ROANOKE TIMES

                         Roanoke Times
                 Copyright (c) 1995, Landmark Communications, Inc.

DATE: TUESDAY, July 13, 1993                   TAG: 9307130106
SECTION: EXTRA                    PAGE: 5   EDITION: METRO 
SOURCE: 
DATELINE:                                 LENGTH: Short


PEOPLE

Dolly Parton broke ground for the first of her three country music concert halls as she aims to turn Pigeon Forge, Tenn., into a mini-Nashville.

About 250 fans turned out for the ceremony Saturday on the site of the first $6 million, Victorian-style theater. She says she'll need another $14 million to build the other two. "I'm just hoping and praying I have a good tobacco crop to come up with all that money," Parton said.

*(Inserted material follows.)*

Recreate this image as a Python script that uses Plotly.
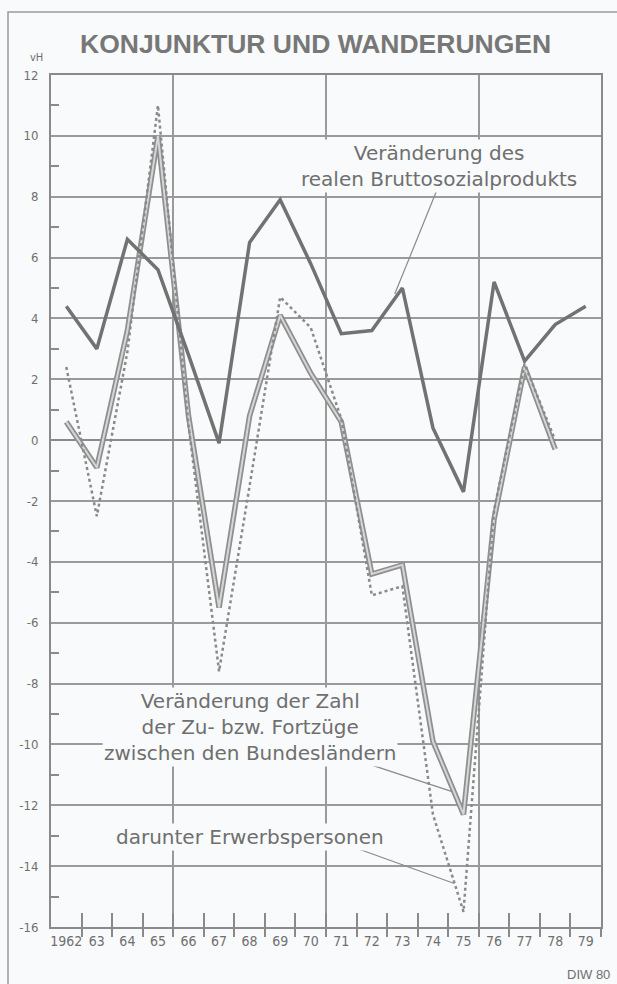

Parton and city officials are hoping the 3,000-seat halls will make Pigeon Forge competitive with the likes of Nashville and Branson, Mo., another small town turned country music center. The first theater is expected to open April 1994, Parton said.

African National Congress leader Nelson Mandela picked up an honorary doctor of laws degree Sunday in Atlanta on the last stop of his 13-day U.S. tour.

Mandela, 74, is raising funds for the ANC in preparation for the end of apartheid in South Africa. He is widely expected to become the country's first black president. Elections are tentatively set for next spring.

In his speech at Clark University, where he accepted the honorary degree, Mandela said negotiators working to create the new nation "must guard against proposals that will demobilize democracy under the guise of power-sharing."

"We are, however, committed to safeguarding the rights of political and other discrete minorities," he said, calling for a bill of rights.